Request
Below this line is a listing that includes pictures. Copy exactly, and only, the lines from the one containing "Rebuild this chart" through the one containing "plt.rcParams['font.family'] = ['Lato', 'DejaVu"; the pictures do not go in the copy.

Given information
⁂

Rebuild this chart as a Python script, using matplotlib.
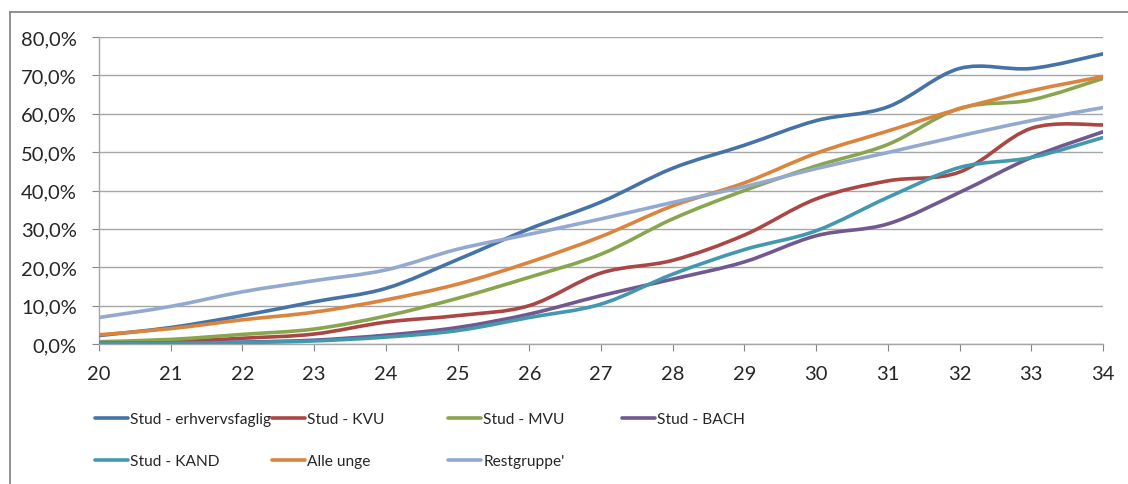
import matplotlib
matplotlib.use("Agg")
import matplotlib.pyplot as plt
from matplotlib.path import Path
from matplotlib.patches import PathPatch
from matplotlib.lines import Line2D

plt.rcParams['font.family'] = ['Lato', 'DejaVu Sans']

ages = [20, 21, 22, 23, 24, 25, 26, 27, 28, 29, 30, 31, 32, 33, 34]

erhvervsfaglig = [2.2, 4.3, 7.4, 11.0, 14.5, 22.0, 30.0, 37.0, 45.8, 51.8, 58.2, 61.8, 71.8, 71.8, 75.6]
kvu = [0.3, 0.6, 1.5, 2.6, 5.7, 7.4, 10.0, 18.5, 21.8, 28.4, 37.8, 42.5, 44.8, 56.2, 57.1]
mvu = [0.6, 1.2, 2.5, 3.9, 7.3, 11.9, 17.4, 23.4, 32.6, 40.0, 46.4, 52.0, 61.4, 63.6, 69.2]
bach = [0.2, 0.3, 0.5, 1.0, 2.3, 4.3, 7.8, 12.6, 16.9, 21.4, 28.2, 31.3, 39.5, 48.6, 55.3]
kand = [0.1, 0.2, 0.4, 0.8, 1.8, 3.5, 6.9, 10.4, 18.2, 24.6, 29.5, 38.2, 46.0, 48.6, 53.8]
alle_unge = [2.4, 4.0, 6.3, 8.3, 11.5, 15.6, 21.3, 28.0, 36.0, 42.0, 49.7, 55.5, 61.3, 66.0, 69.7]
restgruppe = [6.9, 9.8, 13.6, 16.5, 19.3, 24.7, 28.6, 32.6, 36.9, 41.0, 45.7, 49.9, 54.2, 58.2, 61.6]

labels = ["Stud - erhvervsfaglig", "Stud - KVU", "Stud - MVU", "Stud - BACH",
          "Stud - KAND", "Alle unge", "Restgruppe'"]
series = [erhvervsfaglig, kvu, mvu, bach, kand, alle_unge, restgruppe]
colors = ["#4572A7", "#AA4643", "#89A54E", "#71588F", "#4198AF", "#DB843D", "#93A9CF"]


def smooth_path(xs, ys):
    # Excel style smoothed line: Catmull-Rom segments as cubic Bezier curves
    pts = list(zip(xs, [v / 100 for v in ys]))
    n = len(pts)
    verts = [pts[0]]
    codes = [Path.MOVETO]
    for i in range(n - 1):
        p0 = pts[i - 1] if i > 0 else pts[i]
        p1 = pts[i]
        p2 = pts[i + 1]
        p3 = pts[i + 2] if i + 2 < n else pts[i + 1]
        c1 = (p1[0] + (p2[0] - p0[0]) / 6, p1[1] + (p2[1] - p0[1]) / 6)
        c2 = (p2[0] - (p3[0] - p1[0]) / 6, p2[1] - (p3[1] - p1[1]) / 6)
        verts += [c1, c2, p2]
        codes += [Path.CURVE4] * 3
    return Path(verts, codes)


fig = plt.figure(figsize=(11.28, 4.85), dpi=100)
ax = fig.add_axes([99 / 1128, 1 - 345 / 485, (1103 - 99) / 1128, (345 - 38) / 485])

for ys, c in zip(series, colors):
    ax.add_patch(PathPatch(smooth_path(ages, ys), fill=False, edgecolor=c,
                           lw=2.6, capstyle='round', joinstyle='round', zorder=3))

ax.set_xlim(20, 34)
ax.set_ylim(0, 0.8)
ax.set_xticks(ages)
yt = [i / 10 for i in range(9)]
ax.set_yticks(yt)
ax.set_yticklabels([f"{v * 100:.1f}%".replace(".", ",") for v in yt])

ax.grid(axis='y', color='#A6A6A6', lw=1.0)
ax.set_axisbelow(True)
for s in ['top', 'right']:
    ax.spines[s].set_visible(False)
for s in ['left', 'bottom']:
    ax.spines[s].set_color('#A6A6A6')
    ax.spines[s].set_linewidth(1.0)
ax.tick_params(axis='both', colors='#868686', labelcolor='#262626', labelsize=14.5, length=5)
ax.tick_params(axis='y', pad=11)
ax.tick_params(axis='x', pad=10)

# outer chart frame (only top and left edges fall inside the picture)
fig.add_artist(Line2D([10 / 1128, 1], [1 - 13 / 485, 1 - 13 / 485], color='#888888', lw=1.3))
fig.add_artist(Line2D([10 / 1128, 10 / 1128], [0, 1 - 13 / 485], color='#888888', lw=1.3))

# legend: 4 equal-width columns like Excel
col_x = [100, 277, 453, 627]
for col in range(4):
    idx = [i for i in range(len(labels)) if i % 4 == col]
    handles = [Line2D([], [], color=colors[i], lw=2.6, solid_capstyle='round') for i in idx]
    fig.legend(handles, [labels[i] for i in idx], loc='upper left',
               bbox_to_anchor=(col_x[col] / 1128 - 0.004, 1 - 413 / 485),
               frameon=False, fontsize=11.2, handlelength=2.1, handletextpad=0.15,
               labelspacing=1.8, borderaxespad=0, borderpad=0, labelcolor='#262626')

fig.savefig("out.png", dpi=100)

⁂

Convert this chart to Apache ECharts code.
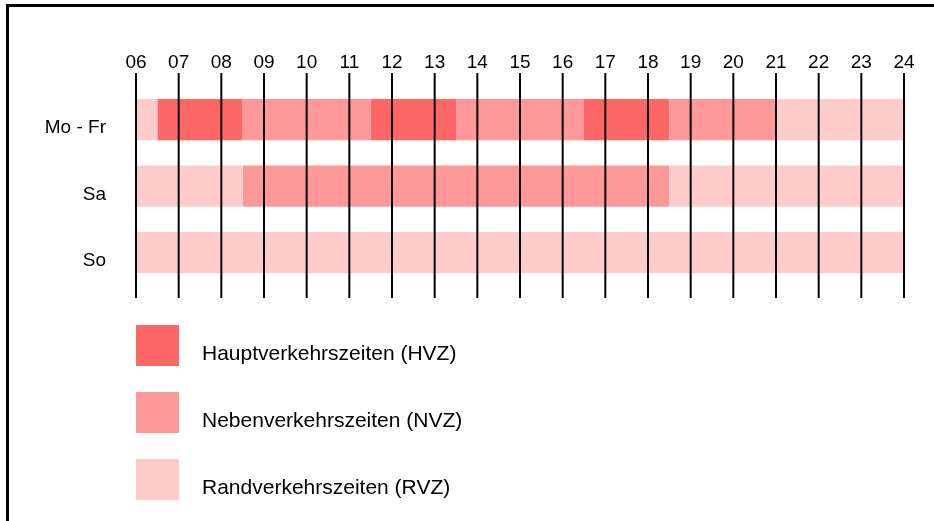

⁂

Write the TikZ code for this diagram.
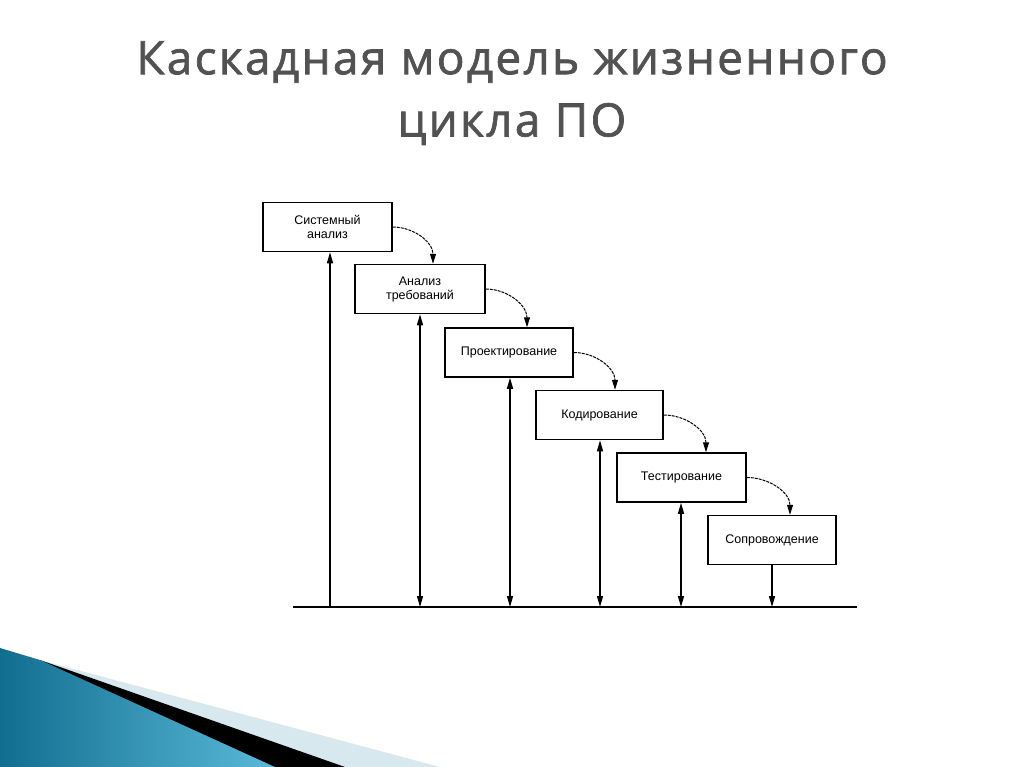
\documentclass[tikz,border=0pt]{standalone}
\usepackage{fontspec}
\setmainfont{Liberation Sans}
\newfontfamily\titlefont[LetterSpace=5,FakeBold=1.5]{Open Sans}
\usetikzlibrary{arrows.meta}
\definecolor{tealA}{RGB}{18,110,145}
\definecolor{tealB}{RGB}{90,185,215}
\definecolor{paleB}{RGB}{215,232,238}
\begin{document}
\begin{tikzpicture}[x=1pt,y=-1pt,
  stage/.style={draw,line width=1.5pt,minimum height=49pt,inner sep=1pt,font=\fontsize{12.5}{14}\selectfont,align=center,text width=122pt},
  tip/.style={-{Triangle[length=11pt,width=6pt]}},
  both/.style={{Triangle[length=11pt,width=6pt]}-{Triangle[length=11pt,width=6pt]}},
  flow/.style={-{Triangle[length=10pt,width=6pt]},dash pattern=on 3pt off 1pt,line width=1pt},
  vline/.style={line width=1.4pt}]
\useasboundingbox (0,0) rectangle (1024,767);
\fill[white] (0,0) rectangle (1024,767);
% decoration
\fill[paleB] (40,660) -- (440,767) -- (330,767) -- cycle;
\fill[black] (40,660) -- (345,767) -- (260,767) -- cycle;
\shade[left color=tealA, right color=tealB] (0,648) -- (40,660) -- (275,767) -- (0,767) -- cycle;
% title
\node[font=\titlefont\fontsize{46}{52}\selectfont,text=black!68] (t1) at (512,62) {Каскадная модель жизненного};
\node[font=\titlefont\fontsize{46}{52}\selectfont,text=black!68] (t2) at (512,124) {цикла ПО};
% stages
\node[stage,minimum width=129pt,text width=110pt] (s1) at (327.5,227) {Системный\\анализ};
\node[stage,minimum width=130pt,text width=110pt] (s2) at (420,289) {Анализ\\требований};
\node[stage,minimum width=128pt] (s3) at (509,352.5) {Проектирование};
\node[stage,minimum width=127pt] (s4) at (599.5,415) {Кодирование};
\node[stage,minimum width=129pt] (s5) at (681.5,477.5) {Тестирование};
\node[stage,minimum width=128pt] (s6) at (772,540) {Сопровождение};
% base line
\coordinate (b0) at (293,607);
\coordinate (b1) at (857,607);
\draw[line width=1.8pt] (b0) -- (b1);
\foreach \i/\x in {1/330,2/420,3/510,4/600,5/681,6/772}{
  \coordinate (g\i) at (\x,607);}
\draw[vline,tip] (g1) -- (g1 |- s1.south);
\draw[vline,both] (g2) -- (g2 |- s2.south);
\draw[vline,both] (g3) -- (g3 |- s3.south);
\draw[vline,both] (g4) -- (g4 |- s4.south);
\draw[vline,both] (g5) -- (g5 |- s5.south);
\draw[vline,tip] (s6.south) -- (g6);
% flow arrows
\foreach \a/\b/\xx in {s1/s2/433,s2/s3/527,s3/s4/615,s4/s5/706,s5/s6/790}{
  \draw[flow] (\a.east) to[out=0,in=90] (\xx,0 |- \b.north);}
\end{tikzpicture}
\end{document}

⁂

Written solution
Rebuild this chart as a Python script, using matplotlib.
import matplotlib
matplotlib.use("Agg")
import matplotlib.pyplot as plt
from matplotlib.path import Path
from matplotlib.patches import PathPatch
from matplotlib.lines import Line2D

plt.rcParams['font.family'] = ['Lato', 'DejaVu Sans']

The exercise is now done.